Where it does not help
Voting only works when answers can be compared. The number 42 and the number 42 are clearly the same; two paragraphs of advice never are. So this technique fits questions with a clear, short answer, not open-ended writing tasks.
A simple way to picture it
Imagine you handed the same puzzle to five different students who each work alone. The strong reasoning tends to lead them all to the same answer, while the few who go wrong each go wrong in their own way. If four hand in the same number and one hands in something different, you trust the four. Self-consistency lets a single model play all five students, with the temperature setting making sure they do not all just copy one another.
When You Should Reach for It
Hard, single-answer questions
Multi-step math, logic puzzles, and "which category does this belong to" questions are ideal. They are exactly the cases where a single sample is most likely to slip.
When the answer keeps changing
If you ask something a few times and the answer wobbles, that is your signal. Stable answers do not need voting; wobbly ones do. Beginners often discover the technique precisely because they noticed this wobble.
When being wrong is costly
If a mistake would be expensive or embarrassing, spending a few extra queries to vote is cheap insurance. The examples in Where Majority-Vote Prompting Earns Its Keep show this trade-off in action.
Trying It Yourself
Ask for steps and a clear final answer
Phrase your prompt so the model shows its work and ends with a clearly labeled answer, like "Final answer: ___." That label makes it easy to spot the answer in each response.
Repeat the question several times
Ask the same prompt five times. If your tool has a temperature or "creativity" setting, nudge it up a little so the responses differ. You want variety in the reasoning, not five identical replies.
Tally and decide
Write down each final answer and count them. The most common one is your result. Notice the split too: five-for-five feels very different from three-for-two, and that feeling is useful information.
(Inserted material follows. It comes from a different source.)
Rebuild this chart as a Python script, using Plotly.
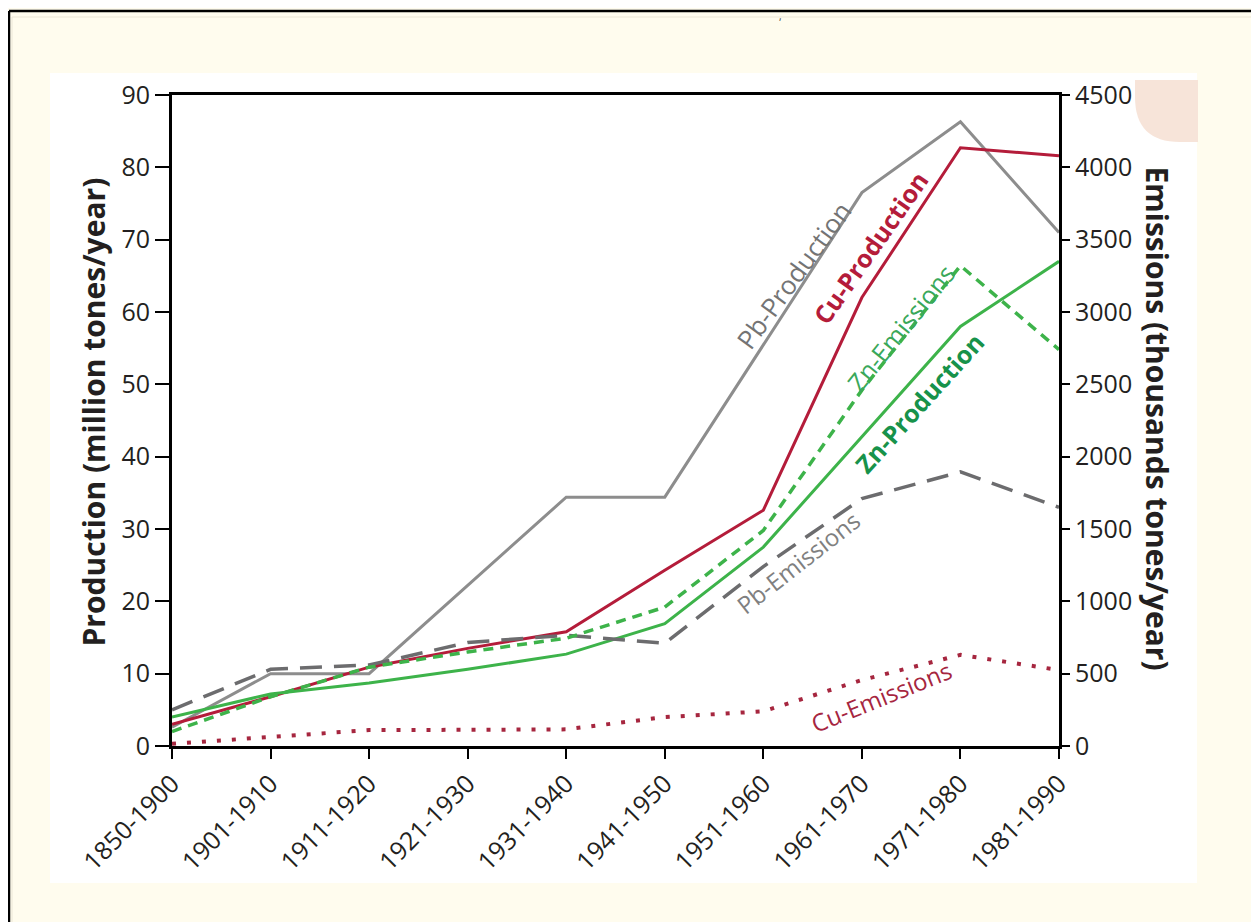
import plotly.graph_objects as go

# ---------------- data ----------------
categories = ["1850-1900", "1901-1910", "1911-1920", "1921-1930", "1931-1940",
              "1941-1950", "1951-1960", "1961-1970", "1971-1980", "1981-1990"]

# production, million tonnes / year (left axis)
pb_production = [2.6, 10.0, 10.0, 22.2, 34.4, 34.4, 55.5, 76.5, 86.3, 71.0]
cu_production = [3.0, 6.8, 10.9, 13.5, 15.8, 24.3, 32.6, 62.0, 82.7, 81.6]
zn_production = [4.0, 7.2, 8.7, 10.6, 12.7, 16.9, 27.5, 42.8, 58.0, 67.0]

# emissions, thousand tonnes / year (right axis)
pb_emissions = [250, 530, 560, 715, 765, 710, 1240, 1710, 1895, 1650]
zn_emissions = [100, 340, 545, 650, 745, 960, 1490, 2460, 3320, 2740]
cu_emissions = [15, 62, 110, 112, 115, 200, 240, 456, 630, 525]

left_ticks = list(range(0, 91, 10))
right_ticks = list(range(0, 4501, 500))

# ---------------- layout helpers ----------------
# page body has an 8px margin, so the figure is drawn 8px smaller / shifted
OFF = 8
W, H = 1259 - OFF, 922 - OFF
L, R, T, B = 172, 1059, 95, 746          # plot area in reference (page) pixels
def px(x):
    return (x - L) / (R - L)
def py(y):
    return (B - y) / (B - T)

FONT = "Open Sans"
TXT = "#231f20"
GRAY = "#8d8d8d"
GRAY_D = "#6c6c6e"
RED = "#b41c3a"
RED_D = "#a6263f"
GREEN = "#3db34a"
GREEN_D = "#17924a"

fig = go.Figure()

fig.add_trace(go.Scatter(x=categories, y=pb_production, mode="lines", name="Pb-Production",
                         line=dict(color=GRAY, width=3), yaxis="y"))
fig.add_trace(go.Scatter(x=categories, y=cu_production, mode="lines", name="Cu-Production",
                         line=dict(color=RED, width=3), yaxis="y"))
fig.add_trace(go.Scatter(x=categories, y=zn_production, mode="lines", name="Zn-Production",
                         line=dict(color=GREEN, width=3), yaxis="y"))
fig.add_trace(go.Scatter(x=categories, y=pb_emissions, mode="lines", name="Pb-Emissions",
                         line=dict(color=GRAY_D, width=3.5, dash="22px,12px"), yaxis="y2"))
fig.add_trace(go.Scatter(x=categories, y=zn_emissions, mode="lines", name="Zn-Emissions",
                         line=dict(color=GREEN, width=3.5, dash="10px,7px"), yaxis="y2"))
fig.add_trace(go.Scatter(x=categories, y=cu_emissions, mode="lines", name="Cu-Emissions",
                         line=dict(color=RED_D, width=4, dash="4px,11px"), yaxis="y2"))

axis_line = dict(showline=True, linecolor="black", linewidth=3, showgrid=False, zeroline=False)
ytickfont = dict(family=FONT, size=25, color=TXT)
xtickfont = dict(family=FONT, size=25, color=TXT)

fig.update_layout(
    width=W, height=H,
    margin=dict(l=L - OFF, r=(W + OFF) - R, t=T - OFF, b=(H + OFF) - B, autoexpand=False),
    paper_bgcolor="#fffcee",
    plot_bgcolor="white",
    showlegend=False,
    font=dict(family=FONT, color=TXT),
    xaxis=dict(type="category", categoryorder="array", categoryarray=categories,
               range=[0, len(categories) - 1], ticks="outside", ticklen=10, tickwidth=2,
               tickcolor="black", tickangle=-45, tickfont=xtickfont, mirror=True, **axis_line),
    xaxis2=dict(overlaying="x", anchor="y", side="bottom", range=[0, len(categories) - 1],
                tickmode="linear", tick0=0, dtick=1, ticks="inside", ticklen=11, tickwidth=2,
                tickcolor="black", showticklabels=False, showline=False, showgrid=False,
                zeroline=False),
    yaxis=dict(range=[0, 90], tickvals=left_ticks, ticks="outside", ticklen=14, tickwidth=2,
               tickcolor="black", tickfont=ytickfont, **axis_line),
    yaxis2=dict(range=[0, 4500], tickvals=right_ticks, overlaying="y", side="right", anchor="x",
                ticks="outside", ticklen=8, tickwidth=2, tickcolor="black", tickfont=ytickfont,
                **axis_line),
    yaxis3=dict(range=[0, 90], tickvals=left_ticks, overlaying="y", side="left", anchor="x",
                ticks="inside", ticklen=6, tickwidth=2, tickcolor="black",
                showticklabels=False, showline=False, showgrid=False, zeroline=False),
    yaxis4=dict(range=[0, 4500], tickvals=right_ticks, overlaying="y", side="right", anchor="x",
                ticks="inside", ticklen=14, tickwidth=2, tickcolor="black",
                showticklabels=False, showline=False, showgrid=False, zeroline=False),
)

# ---------------- decoration shapes ----------------
shapes = [
    # white panel
    dict(type="rect", xref="paper", yref="paper", layer="below",
         x0=px(50), x1=px(1197), y0=py(883), y1=py(73),
         fillcolor="white", line=dict(width=0)),
    # faint inner border of cream card
    dict(type="rect", xref="paper", yref="paper", layer="below",
         x0=px(12), x1=px(1270), y0=py(940), y1=py(17),
         fillcolor="rgba(0,0,0,0)", line=dict(color="#ebe6d6", width=1)),
    # black frame (top and left)
    dict(type="line", xref="paper", yref="paper", x0=px(9), x1=px(1270), y0=py(11), y1=py(11),
         line=dict(color="black", width=2.5)),
    dict(type="line", xref="paper", yref="paper", x0=px(9), x1=px(9), y0=py(11), y1=py(940),
         line=dict(color="black", width=2.5)),
]
# peach corner tab with rounded lower-left corner
x0, x1, y0, y1, r = px(1135), px(1198), py(80), py(142), 45
rx, ry = r / (R - L), r / (B - T)
shapes.append(dict(type="path", xref="paper", yref="paper", layer="above",
                   path=f"M {x0},{y0} L {x1},{y0} L {x1},{y1} L {x0+rx},{y1} "
                        f"Q {x0},{y1} {x0},{y1+ry} Z",
                   fillcolor="#f7e4d9", line=dict(width=0)))
fig.update_layout(shapes=shapes)

# ---------------- annotations ----------------
ann = []
def label(text, xi, yv, angle, color, bold=False, size=26):
    ann.append(dict(x=xi, y=yv, xref="x", yref="y", text=f"<b>{text}</b>" if bold else text,
                    showarrow=False, textangle=angle,
                    font=dict(family=FONT, size=size, color=color)))

label("Pb-Production", 6.31, 65.1, -54, "#747474", size=26)
label("Cu-Production", 7.08, 68.9, -55, RED, bold=True, size=25)
label("Zn-Emissions", 7.39, 57.8, -51, "#3aa85a", size=25)
label("Zn-Production", 7.58, 47.4, -48, GREEN_D, bold=True, size=25)
label("Pb-Emissions", 6.35, 25.4, -38, "#808080", size=24)
label("Cu-Emissions", 7.20, 6.8, -22, RED_D, size=24)

ann.append(dict(x=px(70), y=py(412), xref="paper", yref="paper",
                text="<b>Production (million tones/year)</b>", showarrow=False, textangle=-90,
                font=dict(family=FONT, size=30, color=TXT)))
ann.append(dict(x=px(1180), y=py(418), xref="paper", yref="paper",
                text="<b>Emissions (thousands tones/year)</b>", showarrow=False, textangle=90,
                font=dict(family=FONT, size=30, color=TXT)))
ann.append(dict(x=px(783), y=py(8), xref="paper", yref="paper", text=",", showarrow=False,
                yanchor="top", borderpad=0,
                font=dict(family=FONT, size=10, color="#444")))
fig.update_layout(annotations=ann)

fig.write_html("out.html")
Common Beginner Confusions
Mistaking it for "try again until you like it"
Self-consistency is not cherry-picking the answer you prefer. You commit to the majority before you look, which keeps your own bias out of it.
Forgetting to add randomness
If every sample is identical, voting does nothing. The variety between samples is the entire engine. A walkthrough of the exact settings lives in Running a Self-Consistency Vote, One Step at a Time.
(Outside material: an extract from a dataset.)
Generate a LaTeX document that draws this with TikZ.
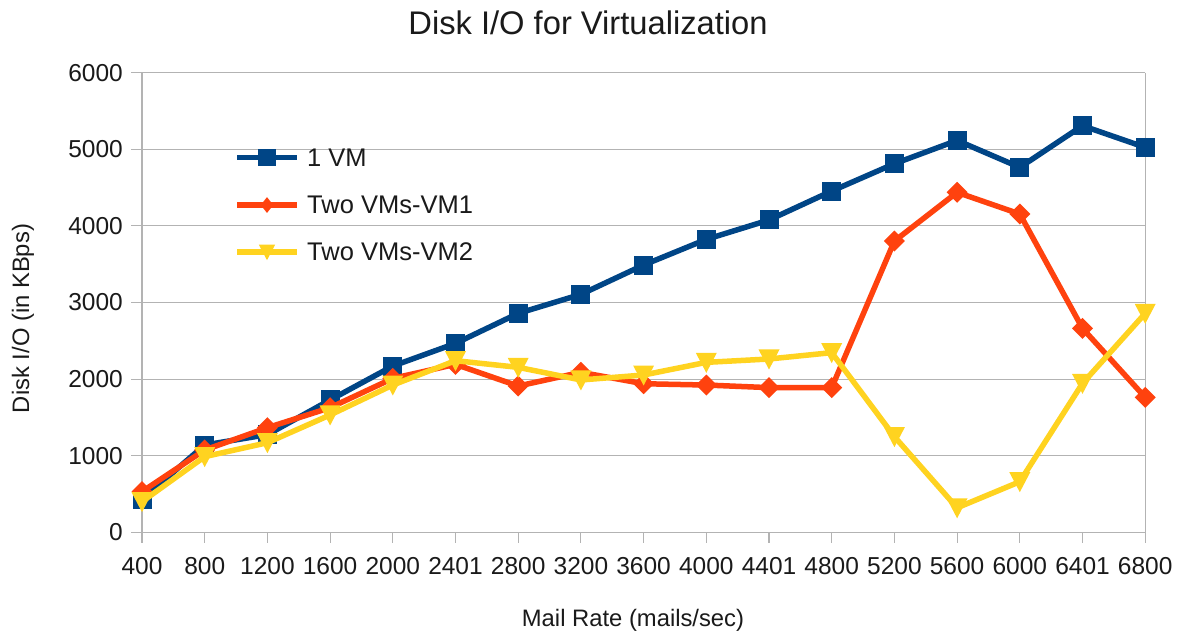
\documentclass[tikz,border=0pt]{standalone}
\usepackage{fontspec}
\setmainfont{Liberation Sans}
\definecolor{seriesA}{HTML}{004586}
\definecolor{seriesB}{HTML}{FF420E}
\definecolor{seriesC}{HTML}{FFD320}
\definecolor{gridc}{HTML}{B3B3B3}
\definecolor{txt}{HTML}{1A1A1A}
\newcommand{\fsz}[1]{\fontsize{#1}{#1}\selectfont}
\tikzset{
  gridline/.style={draw=gridc, line width=1.1pt},
  seriesline/.style={line width=5.5pt, line join=round},
  ticklabel/.style={text=txt, inner sep=0pt, font=\fsz{24.5}},
  axistitle/.style={text=txt, inner sep=0pt, font=\fsz{23.8}},
  squaremark/.pic={\fill[seriesA] (-9.5,-9.5) rectangle (9.5,9.5);},
  diamondmark/.pic={\fill[seriesB] (0,-10.5) -- (10.5,0) -- (0,10.5) -- (-10.5,0) -- cycle;},
  trianglemark/.pic={\fill[seriesC] (-10.5,-9.5) -- (10.5,-9.5) -- (0,10.5) -- cycle;},
}
\begin{document}
\begin{tikzpicture}[x=1pt,y=-1pt]
\useasboundingbox[fill=white] (0,0) rectangle (1183,635);

% horizontal grid lines with their ticks, and value labels
\foreach \v [count=\k from 0] in {0,1000,2000,3000,4000,5000,6000} {
  \draw[gridline] (131,{532.3-\k*76.6}) -- (1145.3,{532.3-\k*76.6});
  \node[ticklabel, anchor=east] (yl\k) at (123,{532.3-\k*76.6}) {\v};
}
% axis line, right border and category ticks
\draw[gridline] (142,72.7) -- (142,543);
\draw[gridline] (1145.3,72.7) -- (1145.3,543);
\foreach \c [count=\i from 0] in {400,800,1200,1600,2000,2401,2800,3200,3600,4000,4401,4800,5200,5600,6000,6401,6800} {
  \draw[gridline] ({142+\i*62.7},532.3) -- ({142+\i*62.7},543);
  \node[ticklabel] (xl\i) at ({142+\i*62.7},566) {\c};
}

% data points
\foreach \v [count=\i from 0] in {430,1140,1275,1728,2171,2467,2859,3107,3490,3825,4078,4456,4813,5117,4765,5309,5026}
  \coordinate (a\i) at ({142+\i*62.7},{532.3-\v*0.07658});
\foreach \v [count=\i from 0] in {531,1075,1366,1627,2010,2193,1910,2089,1940,1923,1889,1889,3803,4439,4156,2663,1762}
  \coordinate (b\i) at ({142+\i*62.7},{532.3-\v*0.07658});
\foreach \v [count=\i from 0] in {400,988,1170,1532,1923,2241,2154,1989,2054,2219,2263,2346,1249,320,661,1945,2859}
  \coordinate (c\i) at ({142+\i*62.7},{532.3-\v*0.07658});

% series: 1 VM
\draw[seriesline, seriesA] (a0) \foreach \i in {1,...,16} {-- (a\i)};
\foreach \i in {0,...,16} \pic at (a\i) {squaremark};
% series: Two VMs-VM1
\draw[seriesline, seriesB] (b0) \foreach \i in {1,...,16} {-- (b\i)};
\foreach \i in {0,...,16} \pic at (b\i) {diamondmark};
% series: Two VMs-VM2
\draw[seriesline, seriesC] (c0) \foreach \i in {1,...,16} {-- (c\i)};
\foreach \i in {0,...,16} \pic at (c\i) {trianglemark};

% legend
\coordinate (la1) at (237,157.5); \coordinate (la2) at (297,157.5);
\coordinate (lb1) at (237,205); \coordinate (lb2) at (297,205);
\coordinate (lc1) at (237,252); \coordinate (lc2) at (297,252);
\draw[seriesline, seriesA] (la1) -- (la2);
\pic[scale=0.9] at (267,157.5) {squaremark};
\node[ticklabel, anchor=west, font=\fsz{25.5}] (lga) at (307,158) {1 VM};
\draw[seriesline, seriesB] (lb1) -- (lb2);
\pic[xscale=0.6, yscale=0.75] at (267,205) {diamondmark};
\node[ticklabel, anchor=west, font=\fsz{25.5}] (lgb) at (307,205) {Two VMs-VM1};
\draw[seriesline, seriesC] (lc1) -- (lc2);
\pic[scale=0.78] at (267,252) {trianglemark};
\node[ticklabel, anchor=west, font=\fsz{25.5}] (lgc) at (307,252) {Two VMs-VM2};

% titles
\node[text=txt, inner sep=0pt, font=\fsz{32.7}] (title) at (588,23) {Disk I/O for Virtualization};
\node[axistitle, rotate=90] (ytitle) at (23,318.5) {Disk I/O (in KBps)};
\node[axistitle] (xtitle) at (633,620) {Mail Rate (mails/sec)};
\end{tikzpicture}
\end{document}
Expecting it to fix every wrong answer
If the model fundamentally does not understand a topic, every sample may be wrong in the same way, and voting will confidently return that wrong answer. Self-consistency cleans up the kind of error where the model knows the answer but sometimes slips. It cannot conjure knowledge the model never had. Knowing this boundary keeps you from over-trusting a unanimous-looking but uninformed vote.
A Worked Mini-Example
The question
Suppose you ask: "A train leaves at 2:15 and the trip takes 1 hour and 50 minutes. What time does it arrive?" This is a small multi-step problem, exactly the kind where a single answer can slip.
Running it five times
You ask the question five times, each time requesting the steps and a labeled final answer. Four responses work through the addition carefully and arrive at 4:05. One rushes, mishandles the minutes, and lands on 3:65, which is not even a valid time. The reasoning differs across the four correct runs, but they converge on the same arrival time.
Reading the result
Four votes for 4:05 against one stray answer is a comfortable majority, so you accept 4:05. The lone wrong answer was the unlucky sample you might have gotten if you had only asked once. That is the entire benefit in miniature: voting protected you from a single bad roll.
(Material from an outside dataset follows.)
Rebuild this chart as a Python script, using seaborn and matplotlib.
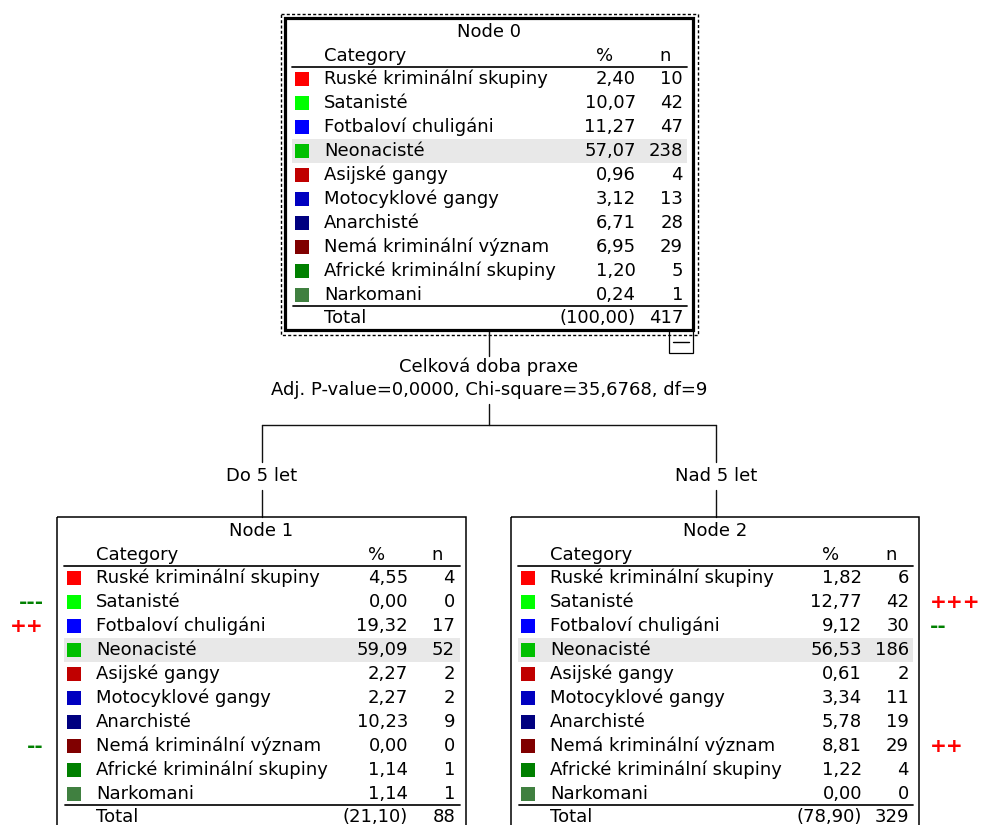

Frequently Asked Questions
Do I need to write code to use this?
No. You can do it by hand in any chat interface: ask the same question several times, jot down the answers, and pick the most common one. Code only helps when you want to automate it at scale.
How many times should a beginner ask?
Five is a good starting number. It is enough for a clear majority to form on most problems without becoming tedious. Once you are comfortable, you can adjust based on how close the votes come out.
What if there is a tie?
A tie means the question is genuinely hard or your prompt is ambiguous. Ask a few more times to break it, or rephrase the question more precisely. A persistent tie is a signal to slow down, not to flip a coin.
Will this work for writing essays or emails?
Not well. Voting needs answers you can compare directly, and no two pieces of writing are identical. For creative or open-ended tasks, other techniques fit better.
Does asking more times make the model smarter?
It does not change the model at all. It changes how you use the model's answers, filtering out unlucky bad samples by trusting the consensus. The intelligence is the same; your reliability goes up.
Is this expensive?
Asking five times costs about five times as much as asking once. For occasional hard questions that is trivial. The point is to use it on questions that matter, not on everything.
Key Takeaways
- Models give slightly different answers each time, and on hard questions that variation can flip the conclusion.
- Self-consistency means asking the same question several times and choosing the most common answer.
- Correct reasoning tends to agree while wrong reasoning scatters, so the majority answer is usually right.
- It fits questions with a short, clear answer, not open-ended writing.
- You can do it by hand: ask five times, label the final answer, tally, and pick the winner.
- Add a little randomness between samples, or voting has nothing to count.